For centuries, the Dutch have shaped their country’s waterways. But as the risk of catastrophic flooding increased, posing a severe threat to the one third of the population who live below sea level, it became clear they could not simply keep building higher and stronger defenses at even higher costs. A different approach, one that worked with nature’s original designs, was needed. In 2007, the ‘Room for the River’ project was launched to make space for the water to be retained on the land in high rainfall events. Since then, projects across the country have reopened tributaries that were closed off, re-establishing flood plains, meanders and lakes to create space for water to be retained on land safely. The project to future proof Nijmegen, the Netherland’s oldest settlement, on the Waal River, simultaneously opened up the flood plain and revitalized the city for residents by creating new parks and public spaces. In its first year, the water level was 14-inches lower, beating the 11-inch target, and even had a knock on effect, lowering water levels further up the river in Germany.
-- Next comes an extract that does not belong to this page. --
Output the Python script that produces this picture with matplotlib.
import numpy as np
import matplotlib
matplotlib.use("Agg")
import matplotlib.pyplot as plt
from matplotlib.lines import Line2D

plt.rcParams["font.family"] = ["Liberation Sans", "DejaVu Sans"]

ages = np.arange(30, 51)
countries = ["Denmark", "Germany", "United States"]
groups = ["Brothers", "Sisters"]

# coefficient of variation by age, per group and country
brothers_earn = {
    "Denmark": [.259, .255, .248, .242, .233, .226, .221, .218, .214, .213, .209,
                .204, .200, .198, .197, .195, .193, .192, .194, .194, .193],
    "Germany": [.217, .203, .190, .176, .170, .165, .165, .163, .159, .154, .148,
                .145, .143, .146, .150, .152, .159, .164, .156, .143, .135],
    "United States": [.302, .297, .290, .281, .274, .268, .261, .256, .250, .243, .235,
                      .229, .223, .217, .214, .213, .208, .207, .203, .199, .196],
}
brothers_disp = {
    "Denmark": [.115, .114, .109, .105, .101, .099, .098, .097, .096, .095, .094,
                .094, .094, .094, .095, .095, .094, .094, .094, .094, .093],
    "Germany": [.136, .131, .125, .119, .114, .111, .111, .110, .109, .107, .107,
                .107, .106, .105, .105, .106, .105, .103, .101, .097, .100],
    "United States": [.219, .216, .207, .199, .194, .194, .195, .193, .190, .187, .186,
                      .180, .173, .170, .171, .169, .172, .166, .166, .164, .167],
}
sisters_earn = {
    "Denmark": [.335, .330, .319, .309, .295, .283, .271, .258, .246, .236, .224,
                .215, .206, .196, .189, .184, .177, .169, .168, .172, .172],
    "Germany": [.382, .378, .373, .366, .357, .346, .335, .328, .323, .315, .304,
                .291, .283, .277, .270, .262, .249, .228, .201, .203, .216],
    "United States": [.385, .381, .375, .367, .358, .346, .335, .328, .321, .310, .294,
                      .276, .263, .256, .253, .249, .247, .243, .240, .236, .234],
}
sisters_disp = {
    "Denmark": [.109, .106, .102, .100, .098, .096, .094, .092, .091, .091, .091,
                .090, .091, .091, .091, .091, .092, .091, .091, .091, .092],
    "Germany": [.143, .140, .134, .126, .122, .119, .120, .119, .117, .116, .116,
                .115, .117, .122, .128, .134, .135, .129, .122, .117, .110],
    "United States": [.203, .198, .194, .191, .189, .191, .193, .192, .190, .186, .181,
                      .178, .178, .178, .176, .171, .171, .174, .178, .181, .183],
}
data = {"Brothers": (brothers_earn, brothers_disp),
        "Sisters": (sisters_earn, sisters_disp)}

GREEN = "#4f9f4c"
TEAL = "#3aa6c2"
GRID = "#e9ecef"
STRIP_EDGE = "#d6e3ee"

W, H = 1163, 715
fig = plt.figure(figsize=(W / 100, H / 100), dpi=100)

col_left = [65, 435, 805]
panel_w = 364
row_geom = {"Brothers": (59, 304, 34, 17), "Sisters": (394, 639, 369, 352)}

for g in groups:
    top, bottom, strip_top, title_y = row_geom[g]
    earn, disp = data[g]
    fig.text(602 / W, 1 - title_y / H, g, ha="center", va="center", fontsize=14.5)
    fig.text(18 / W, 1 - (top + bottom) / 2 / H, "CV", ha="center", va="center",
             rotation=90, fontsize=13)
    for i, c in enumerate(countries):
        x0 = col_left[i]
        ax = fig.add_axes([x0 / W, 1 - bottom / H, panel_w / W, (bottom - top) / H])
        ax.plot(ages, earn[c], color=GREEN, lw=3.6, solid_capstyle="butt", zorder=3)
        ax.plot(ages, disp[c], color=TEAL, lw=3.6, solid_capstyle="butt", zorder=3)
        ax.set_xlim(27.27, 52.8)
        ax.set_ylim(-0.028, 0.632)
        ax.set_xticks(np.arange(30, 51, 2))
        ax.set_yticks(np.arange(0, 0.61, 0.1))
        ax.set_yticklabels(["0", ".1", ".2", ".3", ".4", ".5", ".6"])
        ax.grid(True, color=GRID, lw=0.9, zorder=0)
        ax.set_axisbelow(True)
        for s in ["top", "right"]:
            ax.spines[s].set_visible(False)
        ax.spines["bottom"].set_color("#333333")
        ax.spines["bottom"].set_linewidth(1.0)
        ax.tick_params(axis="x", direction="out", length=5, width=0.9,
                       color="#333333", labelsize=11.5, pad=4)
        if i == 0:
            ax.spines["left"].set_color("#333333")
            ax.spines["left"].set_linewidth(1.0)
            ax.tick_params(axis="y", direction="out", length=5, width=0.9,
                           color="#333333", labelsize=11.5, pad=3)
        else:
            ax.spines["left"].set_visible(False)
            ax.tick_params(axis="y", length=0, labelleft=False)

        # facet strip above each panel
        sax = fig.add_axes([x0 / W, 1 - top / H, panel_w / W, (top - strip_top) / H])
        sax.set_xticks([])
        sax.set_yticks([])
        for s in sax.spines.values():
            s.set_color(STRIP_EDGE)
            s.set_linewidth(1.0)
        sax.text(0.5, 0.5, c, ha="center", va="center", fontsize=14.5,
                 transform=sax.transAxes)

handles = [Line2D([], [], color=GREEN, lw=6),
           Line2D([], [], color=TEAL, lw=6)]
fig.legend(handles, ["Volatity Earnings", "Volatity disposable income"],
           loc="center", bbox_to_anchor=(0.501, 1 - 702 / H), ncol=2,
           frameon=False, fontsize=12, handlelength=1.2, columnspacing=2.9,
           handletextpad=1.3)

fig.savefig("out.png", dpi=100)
What’s more, water sports such as rowing have exploded in popularity, with many residents enjoying the health and wellbeing benefits of the new landscape.

Photo by Luca Cavallin on Unsplash

São Paulo’s Urban Forest Gardens

Planting trees is often seen as the quick fix solution to greening urban spaces, but lonely and stressed by heat and soil compaction, they rarely thrive and bring benefits on their own. SUGi is a biodiversity building and urban greening not-for-profit creating pocket forests around the world, using a technique called the Miyawaki method. Developed by Japanese botanist Dr Akira Miyawaki, this method of forest creation involves careful soil preparation and the selection of native species, densely planted together to create a nurturing microclimate for the saplings. Their projects in São Paulo are reconnecting children with Brazil’s native Atlantic forests, and nourishing communities through the creation of three food forests at Unified Education Centres (CEUs) — key educational and support hubs for low-income black and brown populations. These projects have been developed with education programmes, fostering biodiversity conservation and environmental stewardship through outdoor classrooms that boost nature connection in the heart of the city. 

School Forest Gardens courtesy of SUGi

As we think about climate adaptation, nature-based infrastructure is essential in establishing the resilience our cities need to withstand the threat of climate-exacerbated disaster events. But at the same time, by using design thinking to shape these solutions, planners, developers and communities are creating environments for new behaviors to flourish; more walking, cycling and time spent outside, and more nature and community connection. The benefits of these behavioral shifts are innumerable; cultivating happier, healthier urban lifestyles and creating more sustainable societies as a result.